Diese Epistel ist das eigentliche Hauptstück des Neuen Testaments
und das allerlauterste Evangelium. Sie ist es wohl würdig und wert,
daß sie ein Christenmensch nicht nur von Wort zu Wort auswendig wisse,
sondern daß er auch täglich damit als mit täglichem Brot
der Seele umgehe. Denn sie kann nimmer zu viel und zu gründlich gelesen
oder betrachtet werden. Je mehr sie behandelt wird, um so köstlicher
wird sie und schmeckt sie.
Darum will ich auch meinen Dienst dazu tun und will durch diese Vorrede,
so viel mir Gott verliehen hat, eine Einleitung dazu geben, damit sie von
jedermann umso besser verstanden werde. Denn sie ist bisher mit Deutungen
und mancherlei Geschwätz böse verfinstert worden, während
sie doch an sich ein helles Licht ist und vollkommen genügt, um die
ganze Schrift zu erleuchten.
Zuerst nun müssen wir der Sprache kundig werden und wissen, was
St. Paulus mit den Worten: Gesetz, Sünde, Gnade, Glaube, Gerechtigkeit,
Fleisch u. dergleichen meint. Sonst nützt kein Lesen darin.

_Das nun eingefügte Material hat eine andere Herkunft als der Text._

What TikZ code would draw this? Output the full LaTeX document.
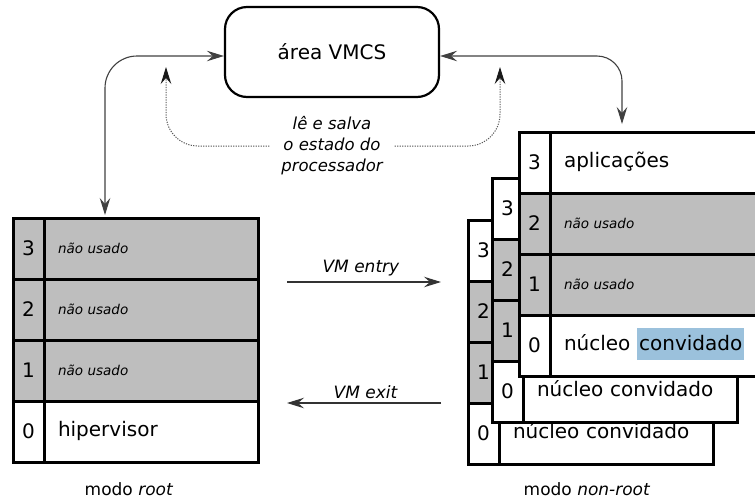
\documentclass[tikz,border=0pt]{standalone}
\usepackage{fontspec}
\setmainfont{DejaVu Sans}
\usetikzlibrary{arrows.meta}
\definecolor{unused}{HTML}{BEBEBE}
\definecolor{hlblue}{HTML}{9BC1DC}
\setlength\fboxsep{2pt}

\begin{document}
\begin{tikzpicture}[x=1pt,y=-1pt,
  every node/.style={font=\fontsize{20}{24}\selectfont},
  numcell/.style={draw, line width=3pt, minimum width=31pt, minimum height=61pt,
    inner sep=0pt, outer sep=0pt, anchor=north west},
  txtcell/.style={draw, line width=3pt, minimum width=214pt, minimum height=61pt,
    inner xsep=14pt, inner ysep=0pt, text width=186pt, align=left,
    text height=14pt, text depth=4pt, outer sep=0pt, anchor=north west},
  used/.style={fill=white},
  free/.style={fill=unused},
  small/.style={font=\fontsize{13.5}{16}\selectfont\itshape},
  tip/.tip={Stealth[length=17pt,width=10.5pt,inset=6pt]},
  link/.style={draw=black!80, line width=1.1pt, -tip},
  twoway/.style={draw=black!75, line width=1.1pt, tip-tip},
  dotlink/.style={draw=black!65, line width=1pt, dash pattern=on 1.2pt off 1.3pt,
    -{Stealth[length=17pt,width=10.5pt,inset=6pt,black!90]}},
  caption/.style={font=\fontsize{17}{20}\selectfont},
  edgelabel/.style={font=\fontsize{17}{20}\selectfont\itshape}
]
\useasboundingbox (0,0) rectangle (755,499);
\clip (0,0) rectangle (755,499);

% VMCS area
\node[draw, line width=2.2pt, rounded corners=22pt, minimum width=214pt, minimum height=90pt,
  font=\fontsize{20}{24}\selectfont] (vmcs) at (332,52) {área VMCS};

% root mode rings
\node[numcell,free] (rt3n) at (13,218) {3};
\node[txtcell,free,small] (rt3) at (rt3n.north east) {não usado};
\node[numcell,free] (rt2n) at (rt3n.south west) {2};
\node[txtcell,free,small] (rt2) at (rt2n.north east) {não usado};
\node[numcell,free] (rt1n) at (rt2n.south west) {1};
\node[txtcell,free,small] (rt1) at (rt1n.north east) {não usado};
\node[numcell,used] (rt0n) at (rt1n.south west) {0};
\node[txtcell,used] (rt0) at (rt0n.north east) {hipervisor};
\node[caption] (mroot) at (129,489) {modo \textit{root}};

% non-root mode: back guest
\node[numcell,used] (ga3n) at (468,220) {3};
\node[txtcell,used] (ga3) at (ga3n.north east) {};
\node[numcell,free] (ga2n) at (ga3n.south west) {2};
\node[txtcell,free] (ga2) at (ga2n.north east) {};
\node[numcell,free] (ga1n) at (ga2n.south west) {1};
\node[txtcell,free] (ga1) at (ga1n.north east) {};
\node[numcell,used] (ga0n) at (ga1n.south west) {0};
\node[txtcell,used] (ga0) at (ga0n.north east) {núcleo convidado};

% non-root mode: middle guest
\node[numcell,used] (gb3n) at (492,178) {3};
\node[txtcell,used] (gb3) at (gb3n.north east) {};
\node[numcell,free] (gb2n) at (gb3n.south west) {2};
\node[txtcell,free] (gb2) at (gb2n.north east) {};
\node[numcell,free] (gb1n) at (gb2n.south west) {1};
\node[txtcell,free] (gb1) at (gb1n.north east) {};
\node[numcell,used] (gb0n) at (gb1n.south west) {0};
\node[txtcell,used] (gb0) at (gb0n.north east) {núcleo convidado};

% non-root mode: front guest
\node[numcell,used] (gc3n) at (519,132) {3};
\node[txtcell,used] (gc3) at (gc3n.north east) {aplicações};
\node[numcell,free] (gc2n) at (gc3n.south west) {2};
\node[txtcell,free,small] (gc2) at (gc2n.north east) {não usado};
\node[numcell,free] (gc1n) at (gc2n.south west) {1};
\node[txtcell,free,small] (gc1) at (gc1n.north east) {não usado};
\node[numcell,used] (gc0n) at (gc1n.south west) {0};
\node[txtcell,used] (gc0) at (gc0n.north east)
  {núcleo \colorbox{hlblue}{\rule[-7pt]{0pt}{28pt}convidado}};
\node[caption] (mguest) at (587,489) {modo \textit{non-root}};

% links to the VMCS area
\coordinate (rootin) at (105,215);
\coordinate (guestin) at (622,124);
\draw[twoway, rounded corners=32pt] (rootin) |- ([yshift=-4pt]vmcs.west);
\draw[twoway, rounded corners=25pt] ([yshift=-4pt]vmcs.east) -| (guestin);

% processor state load/save
\node[font=\fontsize{16.5}{21}\selectfont\itshape, align=center, inner sep=0pt,
  minimum width=125pt] (state) at (332,146) {lê e salva\\o estado do\\processador};
\coordinate (dotL) at (166,67);
\coordinate (dotR) at (500,67);
\draw[dotlink, rounded corners=32pt] (state.west) -| (dotL);
\draw[dotlink, rounded corners=32pt] (state.east) -| (dotR);

% transitions
\coordinate (entryA) at (287,282);
\coordinate (entryB) at (441,282);
\coordinate (exitA) at (441,403);
\coordinate (exitB) at (287,403);
\draw[link] (entryA) -- (entryB) node[edgelabel, pos=0.48, above=2pt] (entry) {VM entry};
\draw[link] (exitA) -- (exitB) node[edgelabel, pos=0.49, above=0pt] (exit) {VM exit};
\end{tikzpicture}
\end{document}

Das Wörtlein Gesetz mußt du hier nicht nach
menschlicher Weise verstehen, als ob es eine Lehre darüber sei, was
für Werke zu tun oder zu lassen sind. Mit Menschengesetzen geht es
so, daß man dem Gesetz mit Werken genug tut, wenn auch das Herz nicht
dabei ist. Gott dagegen richtet nach des Herzens Grund. Darum fordert auch
sein Gesetz des Herzens Grund. Er läßt sich an Werken nicht
genügen, sondern straft vielmehr die Werke, die ohne des Herzens Grund
getan sind, wie Heuchelei und Lügen. Daher heißen alle Menschen
Lügner, Psalm 116, darum, weil keiner aus Herzensgrund Gottes Gesetz
hält noch halten kann. Denn jedermann findet bei sich selbst Unlust
zum Guten und Lust zum Bösen. Wo nun nicht freie Lust zum Guten ist,
da ist des Herzens Grund nicht am Gesetz Gottes. Da ist denn gewißlich
auch Sünde und Zorn bei Gott verdient, obgleich auswendig viel guter
Werke und ehrbares Leben scheinen.
Daher zieht Paulus im 2. Kapitel den Schluß, daß die Juden
alle Sünder sind, und sagt, daß nur die Täter des Gesetzes
bei Gott gerecht sind. Er will damit sagen, daß niemand mit Werken
des Gesetzes Täter ist, sondern sagt vielmehr zu ihnen folgendermaßen:
Du lehrst, man solle nicht ehebrechen, und du brichst die Ehe; ferner:
Auf dem Gebiet, wo du einen anderen richtest, verdammst du dich selbst,
weil du ebendasselbe tust, was du richtest. Es ist, als wolle er sagen:
Du lebst äußerlich fein in des Gesetzes Werken und richtest
die, die nicht so leben, und weißt jedermann zu lehren; den Splitter
siehst du in der Anderen Auge, aber des Balkens in deinem Auge wirst du
nicht gewahr. Denn obwohl du äußerlich das Gesetz mit Werken
hältst, aus Furcht vor Strafe oder aus Liebe zum Lohn: so tust du
doch das alles ohne freie Lust und Liebe zum Gesetz, vielmehr mit Unlust
und Zwang. Du möchtest lieber anders handeln, wenn das Gesetz nicht
wäre. Daraus folgt, daß du von Herzensgrund dem Gesetze feind
bist. Was ist denn das, daß du andere lehrst, nicht zu stehlen, wenn
du im Herzen selbst ein Dieb bist, und es auch äußerlich gerne
wärst, wenn du das wagtest? Indes bleibt auch das äußerliche
Werk bei solchen Heuchlern auf die Länge nicht nach. So lehrst du
andere, aber dich selbst nicht; weißt auch selbst nicht, was du lehrst,
hast auch das Gesetz noch nie recht verstanden. Ja, außerdem mehrt
das Gesetz die Sünde, wie es Kap. 5 heißt, darum weil ihm der
Mensch nur feinder wird, je mehr es fordert, was er alles nicht kann.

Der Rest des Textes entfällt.